Search the data below for the word "this" and copy each line that holds it.

Records from a dataset:
---
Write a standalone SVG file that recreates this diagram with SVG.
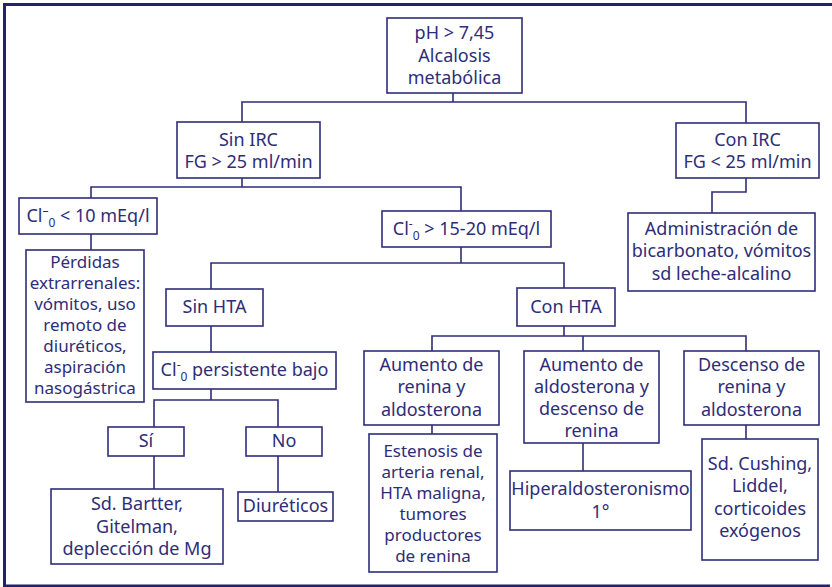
<svg xmlns="http://www.w3.org/2000/svg" width="832" height="587" viewBox="0 0 832 587">
<style>
.b{fill:#fff;stroke:#2e2d78;stroke-width:1.6}
.t{font-family:"Noto Sans","Open Sans",sans-serif;font-size:18px;fill:#2e2d78;text-anchor:middle}
.t2{font-size:17px}
.c{fill:none;stroke:#2e2d78;stroke-width:1.6}
.fr{fill:none;stroke:#23226b;stroke-width:3}
.s{font-size:12px}
</style>
<rect width="832" height="587" fill="#fff"/>
<path class="fr" d="M832,4.5 H4.5 V586 H830"/>
<g id="connectors">
<path class="c" d="M453,93V102M242,122V102H746V123"/>
<path class="c" d="M242,178V187M91,198V187H461V211"/>
<path class="c" d="M746,178V192H712V213"/>
<path class="c" d="M91,234V250"/>
<path class="c" d="M461,247V263M211,289V263H564V288"/>
<path class="c" d="M211,326V352"/>
<path class="c" d="M211,389V400M154,427V400H278V427"/>
<path class="c" d="M154,456V489M278,456V492"/>
<path class="c" d="M564,326V336M432,351V336H746V351M583,336V351"/>
<path class="c" d="M432,425V434M583,443V471M746,425V439"/>
</g>
<g id="n_ph"><rect class="b" x="387" y="18" width="135" height="75"/>
<text class="t" x="454.5" y="39">pH &gt; 7,45</text><text class="t" x="454.5" y="62">Alcalosis</text><text class="t" x="454.5" y="84">metabólica</text></g>
<g id="n_sinirc"><rect class="b" x="177" y="122" width="143" height="56"/>
<text class="t" x="248.5" y="146">Sin IRC</text><text class="t" x="248.5" y="168">FG &gt; 25 ml/min</text></g>
<g id="n_conirc"><rect class="b" x="676" y="123" width="143" height="55"/>
<text class="t" x="747.5" y="146">Con IRC</text><text class="t" x="747.5" y="168">FG &lt; 25 ml/min</text></g>
<g id="n_cl10"><rect class="b" x="19" y="198" width="138" height="36"/>
<text class="t" x="88" y="222">Cl<tspan class="s" dy="-7">–</tspan><tspan class="s" dy="12">0</tspan><tspan dy="-5"> &lt; 10 mEq/l</tspan></text></g>
<g id="n_cl15"><rect class="b" x="382" y="211" width="169" height="36"/>
<text class="t" x="466.5" y="235">Cl<tspan class="s" dy="-7">-</tspan><tspan class="s" dy="12">0</tspan><tspan dy="-5"> &gt; 15-20 mEq/l</tspan></text></g>
<g id="n_admin"><rect class="b" x="628" y="213" width="187" height="78"/>
<text class="t" x="721.5" y="235">Administración de</text><text class="t" x="721.5" y="257">bicarbonato, vómitos</text><text class="t" x="721.5" y="280">sd leche-alcalino</text></g>
<g id="n_perdidas"><rect class="b" x="26" y="250" width="118" height="152"/>
<text class="t t2" x="85" y="268">Pérdidas</text><text class="t t2" x="85" y="289">extrarrenales:</text><text class="t t2" x="85" y="310">vómitos, uso</text><text class="t t2" x="85" y="331">remoto de</text><text class="t t2" x="85" y="352">diuréticos,</text><text class="t t2" x="85" y="373">aspiración</text><text class="t t2" x="85" y="394">nasogástrica</text></g>
<g id="n_sinhta"><rect class="b" x="166" y="289" width="97" height="37"/>
<text class="t" x="214.5" y="313">Sin HTA</text></g>
<g id="n_conhta"><rect class="b" x="517" y="288" width="98" height="38"/>
<text class="t" x="566" y="313">Con HTA</text></g>
<g id="n_clpers"><rect class="b" x="153" y="352" width="183" height="37"/>
<text class="t" x="244.5" y="376">Cl<tspan class="s" dy="-7">-</tspan><tspan class="s" dy="12">0</tspan><tspan dy="-5"> persistente bajo</tspan></text></g>
<g id="n_aumren"><rect class="b" x="364" y="351" width="135" height="74"/>
<text class="t" x="431.5" y="371">Aumento de</text><text class="t" x="431.5" y="393">renina y</text><text class="t" x="431.5" y="416">aldosterona</text></g>
<g id="n_aumaldo"><rect class="b" x="524" y="351" width="135" height="92"/>
<text class="t" x="591.5" y="371">Aumento de</text><text class="t" x="591.5" y="393">aldosterona y</text><text class="t" x="591.5" y="415">descenso de</text><text class="t" x="591.5" y="437">renina</text></g>
<g id="n_desc"><rect class="b" x="684" y="351" width="135" height="74"/>
<text class="t" x="751.5" y="371">Descenso de</text><text class="t" x="751.5" y="393">renina y</text><text class="t" x="751.5" y="416">aldosterona</text></g>
<g id="n_si"><rect class="b" x="108" y="427" width="76" height="29"/>
<text class="t" x="146" y="447">Sí</text></g>
<g id="n_no"><rect class="b" x="246" y="427" width="76" height="29"/>
<text class="t" x="284" y="447">No</text></g>
<g id="n_esten"><rect class="b" x="369" y="434" width="128" height="138"/>
<text class="t t2" x="433" y="457">Estenosis de</text><text class="t t2" x="433" y="478">arteria renal,</text><text class="t t2" x="433" y="499">HTA maligna,</text><text class="t t2" x="433" y="520">tumores</text><text class="t t2" x="433" y="541">productores</text><text class="t t2" x="433" y="562">de renina</text></g>
<g id="n_hiper"><rect class="b" x="510" y="471" width="181" height="59"/>
<text class="t" x="600.5" y="495">Hiperaldosteronismo</text><text class="t" x="600.5" y="518">1°</text></g>
<g id="n_cush"><rect class="b" x="702" y="439" width="116" height="121"/>
<text class="t" x="760" y="470">Sd. Cushing,</text><text class="t" x="760" y="492">Liddel,</text><text class="t" x="760" y="515">corticoides</text><text class="t" x="760" y="537">exógenos</text></g>
<g id="n_bartter"><rect class="b" x="51" y="489" width="172" height="75"/>
<text class="t" x="137" y="510">Sd. Bartter,</text><text class="t" x="137" y="533">Gitelman,</text><text class="t" x="137" y="555">deplección de Mg</text></g>
<g id="n_diur"><rect class="b" x="238" y="492" width="95" height="29"/>
<text class="t" x="285.5" y="512">Diuréticos</text></g>
</svg>
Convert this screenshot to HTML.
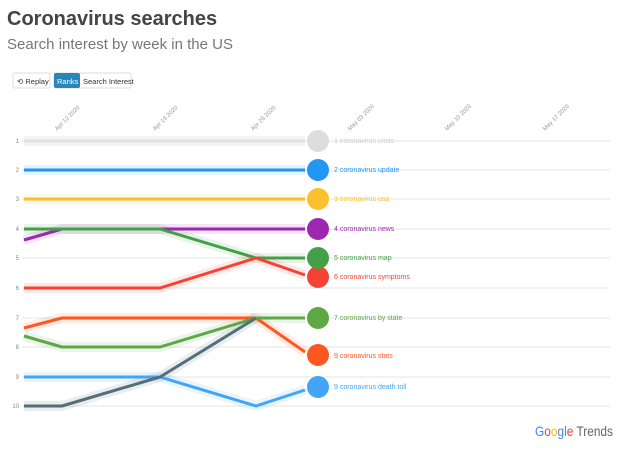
---
• **The result**:
Write a standalone SVG file that recreates this diagram with SVG.
Convert this screenshot to HTML.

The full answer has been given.